1       Gringoire, comédie en un acte, prose (et non en vers, comme l’indique la Comédie-Française), donnée ici en lever de rideau, créée à la Comédie-Française le vingt juin 1866. Le texte de la pièce est paru la même année chez Michel Lévy, offert à Victor Hugo.

Coquelin aîné dans le costume de Gringoire dessiné par le costumier Eugène Giraud pour la création. Image détourée

2       Le Gendre de Monsieur Poirier, agréable comédie en quatre actes d’Émile Augier et Jules Sandeau créé en 1854 au théâtre du Gymnase.

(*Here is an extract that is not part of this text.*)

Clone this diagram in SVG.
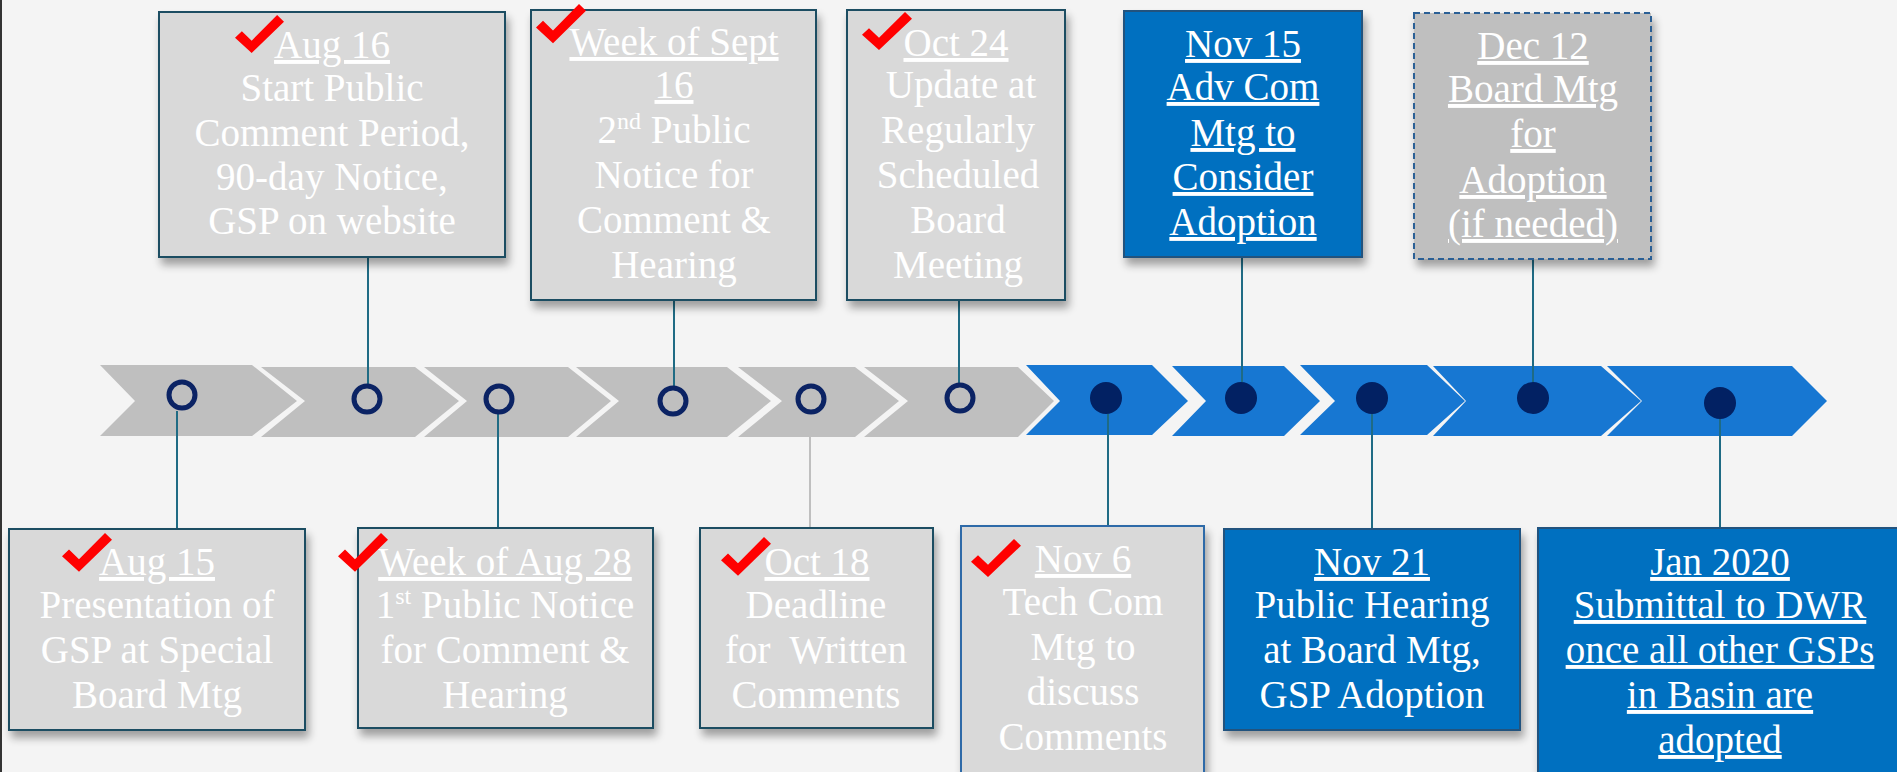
<svg xmlns="http://www.w3.org/2000/svg" width="1897" height="772" viewBox="0 0 1897 772">
<style>
.t{font-family:"Liberation Serif","Times New Roman",serif;font-size:39px;fill:#FFFFFF;text-anchor:middle}
.u{text-decoration:underline}
.gbox{fill:#D9D9D9;stroke:#1D4E62;stroke-width:2}
.bbox{fill:#0070C0;stroke:#24527E;stroke-width:2}
.gch{fill:#BFBFBF}
.bch{fill:#1777D2}
.ring{fill:none;stroke:#0B2364;stroke-width:5}
.dot{fill:#022163}
.con{stroke:#1F6B84;stroke-width:2;fill:none}
.tick{fill:#FF0000}
</style>
<defs>
<filter id="sh" x="-10%" y="-10%" width="130%" height="130%">
<feGaussianBlur in="SourceAlpha" stdDeviation="4"/>
<feOffset dx="3" dy="7" result="b"/>
<feComponentTransfer><feFuncA type="linear" slope="0.35"/></feComponentTransfer>
<feMerge><feMergeNode/><feMergeNode in="SourceGraphic"/></feMerge>
</filter>
<path id="tk" d="M0,24 L7,17 L17,27 L43,0 L50,7 L17,40 Z"/>
</defs>
<rect width="1897" height="772" fill="#F4F4F4"/>
<line x1="1" y1="0" x2="1" y2="772" stroke="#333" stroke-width="2"/>

<g id="timeline">
<path class="gch" d="M100,365 L252,365 L297,401 L252,436 L100,436 L135,401 Z"/>
<path class="gch" d="M261,367 L415,367 L459,401 L415,437 L261,437 L305,401 Z"/>
<path class="gch" d="M424,367 L568,367 L611,401 L568,437 L424,437 L467,401 Z"/>
<path class="gch" d="M576,367 L727,367 L771,401 L727,437 L576,437 L619,401 Z"/>
<path class="gch" d="M738,367 L855,367 L899,401 L855,437 L738,437 L782,401 Z"/>
<path class="gch" d="M864,367 L1018,367 L1054,401 L1018,437 L864,437 L908,401 Z"/>
<path class="bch" d="M1026,365 L1152,365 L1188,401 L1152,435 L1026,435 L1060,401 Z"/>
<path class="bch" d="M1172,366 L1284,366 L1320,401 L1284,436 L1172,436 L1206,401 Z"/>
<path class="bch" d="M1300,365 L1427,365 L1465,401 L1427,435 L1300,435 L1335,401 Z"/>
<path class="bch" d="M1433,366 L1601,366 L1641,401 L1601,436 L1433,436 L1466,401 Z"/>
<path class="bch" d="M1607,366 L1792,366 L1827,401 L1792,436 L1607,436 L1642,401 Z"/>
</g>

<g id="connectors">
<line class="con" x1="177" y1="411" x2="177" y2="529"/>
<line class="con" x1="368" y1="257" x2="368" y2="384"/>
<line class="con" x1="498" y1="414" x2="498" y2="528"/>
<line class="con" x1="674" y1="300" x2="674" y2="386"/>
<line stroke="#BFBFBF" stroke-width="2" x1="810" y1="414" x2="810" y2="528"/>
<line class="con" x1="959" y1="257" x2="959" y2="383"/>
<line class="con" x1="1108" y1="414" x2="1108" y2="526"/>
<line class="con" x1="1242" y1="257" x2="1242" y2="382"/>
<line class="con" x1="1372" y1="414" x2="1372" y2="529"/>
<line class="con" x1="1533" y1="259" x2="1533" y2="382"/>
<line class="con" x1="1720" y1="419" x2="1720" y2="528"/>
</g>

<g id="markers">
<circle class="ring" cx="182" cy="395" r="13"/>
<circle class="ring" cx="367" cy="399" r="13"/>
<circle class="ring" cx="499" cy="399" r="13"/>
<circle class="ring" cx="673" cy="401" r="13"/>
<circle class="ring" cx="811" cy="399" r="13"/>
<circle class="ring" cx="960" cy="398" r="13"/>
<ellipse class="dot" cx="1106" cy="398" rx="16" ry="16"/>
<ellipse class="dot" cx="1241" cy="398" rx="16" ry="16"/>
<ellipse class="dot" cx="1372" cy="398" rx="16" ry="16"/>
<ellipse class="dot" cx="1533" cy="398" rx="16" ry="16"/>
<ellipse class="dot" cx="1720" cy="403" rx="16" ry="16"/>
</g>

<g id="aug16">
<rect class="gbox" x="159" y="12" width="346" height="245" filter="url(#sh)"/>
<text class="t"><tspan class="u" x="332" y="58">Aug 16</tspan><tspan x="332" y="101">Start Public</tspan><tspan x="332" y="146">Comment Period,</tspan><tspan x="332" y="190">90-day Notice,</tspan><tspan x="332" y="234">GSP on website</tspan></text>
<use href="#tk" class="tick" transform="translate(235,15) scale(0.98,0.95)"/>
</g>

<g id="sept16">
<rect class="gbox" x="531" y="10" width="285" height="290" filter="url(#sh)"/>
<text class="t"><tspan class="u" x="674" y="55">Week of Sept</tspan><tspan class="u" x="674" y="98">16</tspan><tspan x="674" y="143">2<tspan font-size="24" dy="-14">nd</tspan><tspan dy="14"> Public</tspan></tspan><tspan x="674" y="188">Notice for</tspan><tspan x="674" y="233">Comment &amp;</tspan><tspan x="674" y="278">Hearing</tspan></text>
<use href="#tk" class="tick" transform="translate(536,4) scale(1,0.98)"/>
</g>

<g id="oct24">
<rect class="gbox" x="847" y="10" width="218" height="290" filter="url(#sh)"/>
<text class="t"><tspan class="u" x="956" y="56">Oct 24</tspan><tspan x="961" y="98">Update at</tspan><tspan x="958" y="143">Regularly</tspan><tspan x="958" y="188">Scheduled</tspan><tspan x="958" y="233">Board</tspan><tspan x="958" y="278">Meeting</tspan></text>
<use href="#tk" class="tick" transform="translate(862,12) scale(1,0.95)"/>
</g>

<g id="nov15">
<rect class="bbox" x="1124" y="11" width="238" height="246" filter="url(#sh)"/>
<text class="t u"><tspan x="1243" y="57">Nov 15</tspan><tspan x="1243" y="100">Adv Com</tspan><tspan x="1243" y="146">Mtg to</tspan><tspan x="1243" y="190">Consider</tspan><tspan x="1243" y="235">Adoption</tspan></text>
</g>

<g id="dec12">
<rect x="1414" y="13" width="237" height="246" fill="#BFBFBF" stroke="#2C5F95" stroke-width="2" stroke-dasharray="6,4" filter="url(#sh)"/>
<text class="t u"><tspan x="1533" y="59">Dec 12</tspan><tspan x="1533" y="102">Board Mtg</tspan><tspan x="1533" y="147">for</tspan><tspan x="1533" y="193">Adoption</tspan><tspan x="1533" y="237">(if needed)</tspan></text>
</g>

<g id="aug15">
<rect class="gbox" x="9" y="529" width="296" height="201" filter="url(#sh)"/>
<text class="t"><tspan class="u" x="157" y="575">Aug 15</tspan><tspan x="157" y="618">Presentation of</tspan><tspan x="157" y="663">GSP at Special</tspan><tspan x="157" y="708">Board Mtg</tspan></text>
<use href="#tk" class="tick" transform="translate(62,533) scale(1,0.97)"/>
</g>

<g id="aug28">
<rect class="gbox" x="358" y="528" width="295" height="200" filter="url(#sh)"/>
<text class="t"><tspan class="u" x="505" y="575">Week of Aug 28</tspan><tspan x="505" y="618">1<tspan font-size="24" dy="-14">st</tspan><tspan dy="14"> Public Notice</tspan></tspan><tspan x="505" y="663">for Comment &amp;</tspan><tspan x="505" y="708">Hearing</tspan></text>
<use href="#tk" class="tick" transform="translate(338,533) scale(1,0.97)"/>
</g>

<g id="oct18">
<rect class="gbox" x="700" y="528" width="233" height="200" filter="url(#sh)"/>
<text class="t" xml:space="preserve"><tspan class="u" x="817" y="575">Oct 18</tspan><tspan x="816" y="618">Deadline</tspan><tspan x="816" y="663">for  Written</tspan><tspan x="816" y="708">Comments</tspan></text>
<use href="#tk" class="tick" transform="translate(721,537) scale(1,0.97)"/>
</g>

<g id="nov6">
<rect x="961" y="526" width="243" height="260" fill="#D9D9D9" stroke="#2E6BA8" stroke-width="2" filter="url(#sh)"/>
<text class="t"><tspan class="u" x="1083" y="572">Nov 6</tspan><tspan x="1083" y="615">Tech Com</tspan><tspan x="1083" y="660">Mtg to</tspan><tspan x="1083" y="705">discuss</tspan><tspan x="1083" y="750">Comments</tspan></text>
<use href="#tk" class="tick" transform="translate(971,539) scale(1,0.95)"/>
</g>

<g id="nov21">
<rect class="bbox" x="1224" y="529" width="296" height="201" filter="url(#sh)"/>
<text class="t"><tspan class="u" x="1372" y="575">Nov 21</tspan><tspan x="1372" y="618">Public Hearing</tspan><tspan x="1372" y="663">at Board Mtg,</tspan><tspan x="1372" y="708">GSP Adoption</tspan></text>
</g>

<g id="jan2020">
<rect class="bbox" x="1538" y="528" width="370" height="260" filter="url(#sh)"/>
<text class="t u"><tspan x="1720" y="575">Jan 2020</tspan><tspan x="1720" y="618">Submittal to DWR</tspan><tspan x="1720" y="663">once all other GSPs</tspan><tspan x="1720" y="708">in Basin are</tspan><tspan x="1720" y="753">adopted</tspan></text>
</g>
</svg>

3       L’empereur du Brésil en visite à Paris a déjà été évoqué dans la chronique du 21 janvier, dans celle d’hier et le sera encore.

4       Émile Perrin (1814-1885), est administrateur général de la Comédie-Française depuis juillet dernier, fonction qu’il assurera jusqu’à sa mort. Jules Claretie lui succédera.

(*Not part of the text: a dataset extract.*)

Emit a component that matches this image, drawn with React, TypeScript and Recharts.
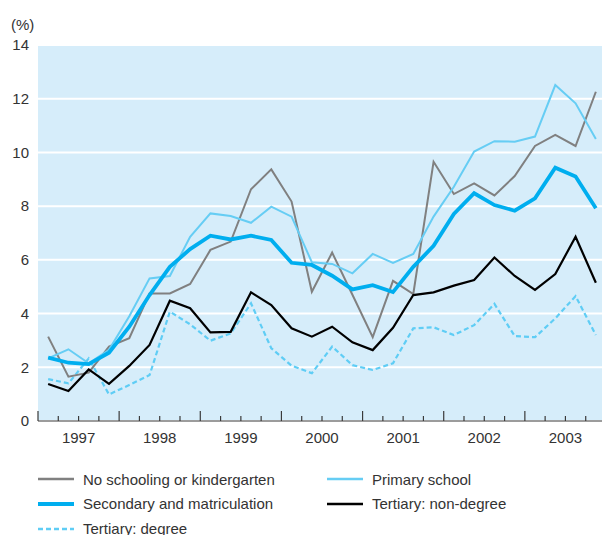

5       Suzanne Reichenberg (avec un n, 1853-1924), a débuté il y a quatre ans, en 1868, âgée de quinze ans dans le rôle de la jeune Agnès de L’École des femmes, où elle a ému bien des messieurs, dont Théophile Gautier, qui va mourir en octobre prochain.

6       Edmond Got (1822-1901), a débuté à la Comédie-Française à l’été 1844, et s’est toujours montré à l’aise dans les rôles comiques. Ici, dans ce rôle de noble oisif et impécunieux, espérant vivre à l’aise aux dépens d’un beau-père drapier, il devait être parfait.

7       Francisque Sarcey tient tous les lundis une chronique théâtrale dans Le Temps.

8       Jules Claretie n’a pas évoqué la troisième pièce de la soirée, qui est peut-être Christiane, comédie en quatre actes créée le vingt décembre dernier avec les comédiens L.-A. Delaunay et Suzanne Reichenberg. Cette pièce a été chroniquée par Francisque Sarcey dans Le Temps du 25 décembre dernier, qui se livre à une biographie théâtrale de ce brave Gondinet. Si l’on additionne les actes de ces trois pièces nous arrivons à neuf actes et non dix.